── Dataset section ──
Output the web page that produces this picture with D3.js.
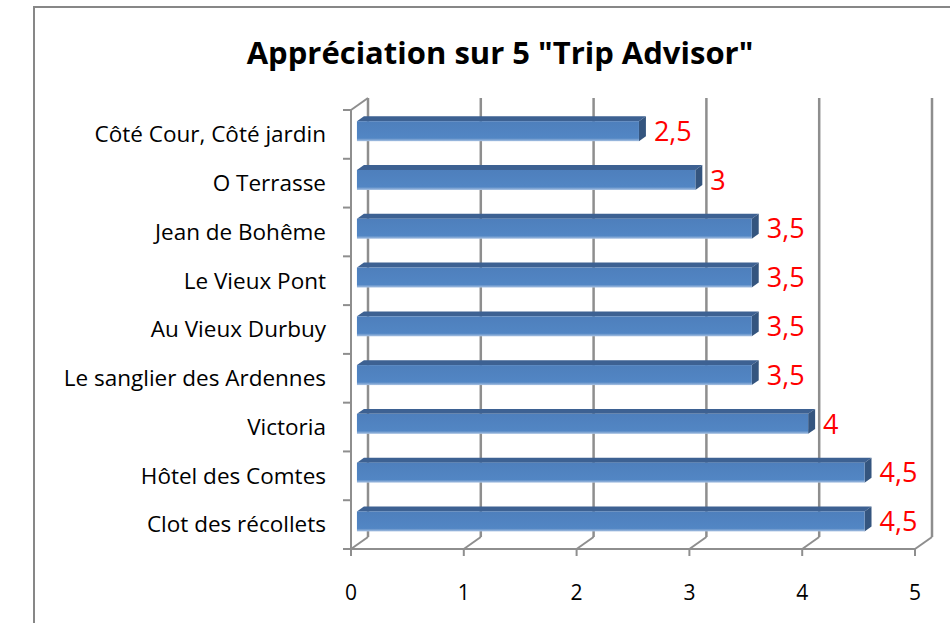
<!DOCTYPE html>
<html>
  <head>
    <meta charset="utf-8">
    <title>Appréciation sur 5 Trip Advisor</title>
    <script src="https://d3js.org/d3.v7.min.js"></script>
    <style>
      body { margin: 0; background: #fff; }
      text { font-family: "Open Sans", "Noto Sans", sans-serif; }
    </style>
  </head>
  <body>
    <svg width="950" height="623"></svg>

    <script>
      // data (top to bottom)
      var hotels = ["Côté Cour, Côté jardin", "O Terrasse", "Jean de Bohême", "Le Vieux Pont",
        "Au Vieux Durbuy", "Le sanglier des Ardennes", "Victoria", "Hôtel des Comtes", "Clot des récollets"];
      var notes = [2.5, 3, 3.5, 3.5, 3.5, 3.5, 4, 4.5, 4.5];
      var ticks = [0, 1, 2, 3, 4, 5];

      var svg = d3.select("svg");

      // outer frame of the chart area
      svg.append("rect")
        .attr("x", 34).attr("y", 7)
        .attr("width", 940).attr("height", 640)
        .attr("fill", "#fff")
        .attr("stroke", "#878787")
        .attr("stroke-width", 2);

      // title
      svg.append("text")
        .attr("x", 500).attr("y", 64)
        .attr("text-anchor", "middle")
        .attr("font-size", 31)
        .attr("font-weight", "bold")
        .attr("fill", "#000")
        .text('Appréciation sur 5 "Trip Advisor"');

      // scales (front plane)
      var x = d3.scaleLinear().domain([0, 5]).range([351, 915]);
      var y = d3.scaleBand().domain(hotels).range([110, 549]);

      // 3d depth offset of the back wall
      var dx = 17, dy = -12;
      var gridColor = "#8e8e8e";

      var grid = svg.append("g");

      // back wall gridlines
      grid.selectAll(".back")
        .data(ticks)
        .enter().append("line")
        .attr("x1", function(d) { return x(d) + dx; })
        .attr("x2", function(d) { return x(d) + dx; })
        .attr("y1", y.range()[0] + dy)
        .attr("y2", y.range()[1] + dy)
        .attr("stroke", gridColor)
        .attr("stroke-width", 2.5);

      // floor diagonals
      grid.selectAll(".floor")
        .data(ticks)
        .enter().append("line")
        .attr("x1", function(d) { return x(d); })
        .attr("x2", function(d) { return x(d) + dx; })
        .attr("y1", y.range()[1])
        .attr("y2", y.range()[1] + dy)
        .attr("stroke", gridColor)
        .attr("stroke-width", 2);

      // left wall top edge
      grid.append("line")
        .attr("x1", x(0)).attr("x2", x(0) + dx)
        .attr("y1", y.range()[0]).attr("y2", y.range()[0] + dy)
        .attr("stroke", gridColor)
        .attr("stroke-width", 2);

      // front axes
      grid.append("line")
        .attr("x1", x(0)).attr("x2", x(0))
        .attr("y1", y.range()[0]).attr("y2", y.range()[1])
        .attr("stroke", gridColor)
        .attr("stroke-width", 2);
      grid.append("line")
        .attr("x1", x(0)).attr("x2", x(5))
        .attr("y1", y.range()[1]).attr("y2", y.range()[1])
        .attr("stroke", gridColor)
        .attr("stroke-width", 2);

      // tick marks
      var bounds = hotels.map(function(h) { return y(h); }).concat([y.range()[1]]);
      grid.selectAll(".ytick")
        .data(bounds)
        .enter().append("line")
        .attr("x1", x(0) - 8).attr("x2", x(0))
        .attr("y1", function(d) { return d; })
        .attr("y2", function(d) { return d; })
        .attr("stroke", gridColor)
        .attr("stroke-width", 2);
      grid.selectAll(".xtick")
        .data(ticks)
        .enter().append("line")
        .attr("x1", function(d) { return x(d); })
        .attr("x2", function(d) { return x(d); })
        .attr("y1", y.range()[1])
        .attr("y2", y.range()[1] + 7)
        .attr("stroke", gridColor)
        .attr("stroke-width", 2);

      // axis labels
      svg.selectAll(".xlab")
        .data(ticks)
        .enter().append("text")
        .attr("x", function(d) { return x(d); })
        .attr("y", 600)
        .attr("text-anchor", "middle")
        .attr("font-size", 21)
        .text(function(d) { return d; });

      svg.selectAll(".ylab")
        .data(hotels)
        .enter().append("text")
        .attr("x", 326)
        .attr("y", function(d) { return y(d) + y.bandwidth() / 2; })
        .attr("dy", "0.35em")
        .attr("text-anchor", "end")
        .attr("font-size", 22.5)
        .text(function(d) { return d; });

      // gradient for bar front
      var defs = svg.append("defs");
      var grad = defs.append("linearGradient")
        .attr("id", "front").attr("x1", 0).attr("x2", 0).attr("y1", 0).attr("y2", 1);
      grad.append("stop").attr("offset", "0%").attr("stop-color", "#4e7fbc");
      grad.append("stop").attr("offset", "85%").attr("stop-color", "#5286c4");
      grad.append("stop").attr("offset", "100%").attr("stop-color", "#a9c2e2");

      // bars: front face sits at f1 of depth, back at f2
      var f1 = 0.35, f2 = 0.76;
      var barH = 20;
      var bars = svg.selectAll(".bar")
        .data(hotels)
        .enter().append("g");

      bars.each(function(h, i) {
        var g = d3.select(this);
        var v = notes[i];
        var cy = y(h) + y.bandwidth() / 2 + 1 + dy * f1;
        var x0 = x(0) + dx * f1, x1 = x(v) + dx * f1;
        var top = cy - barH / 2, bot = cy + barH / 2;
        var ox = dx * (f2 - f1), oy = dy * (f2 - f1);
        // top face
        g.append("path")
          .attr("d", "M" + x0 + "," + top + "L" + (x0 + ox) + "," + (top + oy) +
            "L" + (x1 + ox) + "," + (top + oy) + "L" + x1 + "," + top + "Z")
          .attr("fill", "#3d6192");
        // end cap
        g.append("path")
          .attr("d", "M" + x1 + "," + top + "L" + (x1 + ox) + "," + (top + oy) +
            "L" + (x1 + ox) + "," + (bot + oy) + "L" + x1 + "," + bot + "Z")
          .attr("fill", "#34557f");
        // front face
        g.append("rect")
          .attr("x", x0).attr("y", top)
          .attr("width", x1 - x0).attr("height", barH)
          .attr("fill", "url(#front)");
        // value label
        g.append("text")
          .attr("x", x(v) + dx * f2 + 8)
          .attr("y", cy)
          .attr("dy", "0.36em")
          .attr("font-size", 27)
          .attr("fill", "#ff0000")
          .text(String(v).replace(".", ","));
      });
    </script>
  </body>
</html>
───
Exclude the pictures. Write out the remaining data exactly.

Output the web page that produces this picture with D3.js.
<!DOCTYPE html>
<html>
  <head>
    <meta charset="utf-8">
    <title>Appréciation sur 5 Trip Advisor</title>
    <script src="https://d3js.org/d3.v7.min.js"></script>
    <style>
      body { margin: 0; background: #fff; }
      text { font-family: "Open Sans", "Noto Sans", sans-serif; }
    </style>
  </head>
  <body>
    <svg width="950" height="623"></svg>

    <script>
      // data (top to bottom)
      var hotels = ["Côté Cour, Côté jardin", "O Terrasse", "Jean de Bohême", "Le Vieux Pont",
        "Au Vieux Durbuy", "Le sanglier des Ardennes", "Victoria", "Hôtel des Comtes", "Clot des récollets"];
      var notes = [2.5, 3, 3.5, 3.5, 3.5, 3.5, 4, 4.5, 4.5];
      var ticks = [0, 1, 2, 3, 4, 5];

      var svg = d3.select("svg");

      // outer frame of the chart area
      svg.append("rect")
        .attr("x", 34).attr("y", 7)
        .attr("width", 940).attr("height", 640)
        .attr("fill", "#fff")
        .attr("stroke", "#878787")
        .attr("stroke-width", 2);

      // title
      svg.append("text")
        .attr("x", 500).attr("y", 64)
        .attr("text-anchor", "middle")
        .attr("font-size", 31)
        .attr("font-weight", "bold")
        .attr("fill", "#000")
        .text('Appréciation sur 5 "Trip Advisor"');

      // scales (front plane)
      var x = d3.scaleLinear().domain([0, 5]).range([351, 915]);
      var y = d3.scaleBand().domain(hotels).range([110, 549]);

      // 3d depth offset of the back wall
      var dx = 17, dy = -12;
      var gridColor = "#8e8e8e";

      var grid = svg.append("g");

      // back wall gridlines
      grid.selectAll(".back")
        .data(ticks)
        .enter().append("line")
        .attr("x1", function(d) { return x(d) + dx; })
        .attr("x2", function(d) { return x(d) + dx; })
        .attr("y1", y.range()[0] + dy)
        .attr("y2", y.range()[1] + dy)
        .attr("stroke", gridColor)
        .attr("stroke-width", 2.5);

      // floor diagonals
      grid.selectAll(".floor")
        .data(ticks)
        .enter().append("line")
        .attr("x1", function(d) { return x(d); })
        .attr("x2", function(d) { return x(d) + dx; })
        .attr("y1", y.range()[1])
        .attr("y2", y.range()[1] + dy)
        .attr("stroke", gridColor)
        .attr("stroke-width", 2);

      // left wall top edge
      grid.append("line")
        .attr("x1", x(0)).attr("x2", x(0) + dx)
        .attr("y1", y.range()[0]).attr("y2", y.range()[0] + dy)
        .attr("stroke", gridColor)
        .attr("stroke-width", 2);

      // front axes
      grid.append("line")
        .attr("x1", x(0)).attr("x2", x(0))
        .attr("y1", y.range()[0]).attr("y2", y.range()[1])
        .attr("stroke", gridColor)
        .attr("stroke-width", 2);
      grid.append("line")
        .attr("x1", x(0)).attr("x2", x(5))
        .attr("y1", y.range()[1]).attr("y2", y.range()[1])
        .attr("stroke", gridColor)
        .attr("stroke-width", 2);

      // tick marks
      var bounds = hotels.map(function(h) { return y(h); }).concat([y.range()[1]]);
      grid.selectAll(".ytick")
        .data(bounds)
        .enter().append("line")
        .attr("x1", x(0) - 8).attr("x2", x(0))
        .attr("y1", function(d) { return d; })
        .attr("y2", function(d) { return d; })
        .attr("stroke", gridColor)
        .attr("stroke-width", 2);
      grid.selectAll(".xtick")
        .data(ticks)
        .enter().append("line")
        .attr("x1", function(d) { return x(d); })
        .attr("x2", function(d) { return x(d); })
        .attr("y1", y.range()[1])
        .attr("y2", y.range()[1] + 7)
        .attr("stroke", gridColor)
        .attr("stroke-width", 2);

      // axis labels
      svg.selectAll(".xlab")
        .data(ticks)
        .enter().append("text")
        .attr("x", function(d) { return x(d); })
        .attr("y", 600)
        .attr("text-anchor", "middle")
        .attr("font-size", 21)
        .text(function(d) { return d; });

      svg.selectAll(".ylab")
        .data(hotels)
        .enter().append("text")
        .attr("x", 326)
        .attr("y", function(d) { return y(d) + y.bandwidth() / 2; })
        .attr("dy", "0.35em")
        .attr("text-anchor", "end")
        .attr("font-size", 22.5)
        .text(function(d) { return d; });

      // gradient for bar front
      var defs = svg.append("defs");
      var grad = defs.append("linearGradient")
        .attr("id", "front").attr("x1", 0).attr("x2", 0).attr("y1", 0).attr("y2", 1);
      grad.append("stop").attr("offset", "0%").attr("stop-color", "#4e7fbc");
      grad.append("stop").attr("offset", "85%").attr("stop-color", "#5286c4");
      grad.append("stop").attr("offset", "100%").attr("stop-color", "#a9c2e2");

      // bars: front face sits at f1 of depth, back at f2
      var f1 = 0.35, f2 = 0.76;
      var barH = 20;
      var bars = svg.selectAll(".bar")
        .data(hotels)
        .enter().append("g");

      bars.each(function(h, i) {
        var g = d3.select(this);
        var v = notes[i];
        var cy = y(h) + y.bandwidth() / 2 + 1 + dy * f1;
        var x0 = x(0) + dx * f1, x1 = x(v) + dx * f1;
        var top = cy - barH / 2, bot = cy + barH / 2;
        var ox = dx * (f2 - f1), oy = dy * (f2 - f1);
        // top face
        g.append("path")
          .attr("d", "M" + x0 + "," + top + "L" + (x0 + ox) + "," + (top + oy) +
            "L" + (x1 + ox) + "," + (top + oy) + "L" + x1 + "," + top + "Z")
          .attr("fill", "#3d6192");
        // end cap
        g.append("path")
          .attr("d", "M" + x1 + "," + top + "L" + (x1 + ox) + "," + (top + oy) +
            "L" + (x1 + ox) + "," + (bot + oy) + "L" + x1 + "," + bot + "Z")
          .attr("fill", "#34557f");
        // front face
        g.append("rect")
          .attr("x", x0).attr("y", top)
          .attr("width", x1 - x0).attr("height", barH)
          .attr("fill", "url(#front)");
        // value label
        g.append("text")
          .attr("x", x(v) + dx * f2 + 8)
          .attr("y", cy)
          .attr("dy", "0.36em")
          .attr("font-size", 27)
          .attr("fill", "#ff0000")
          .text(String(v).replace(".", ","));
      });
    </script>
  </body>
</html>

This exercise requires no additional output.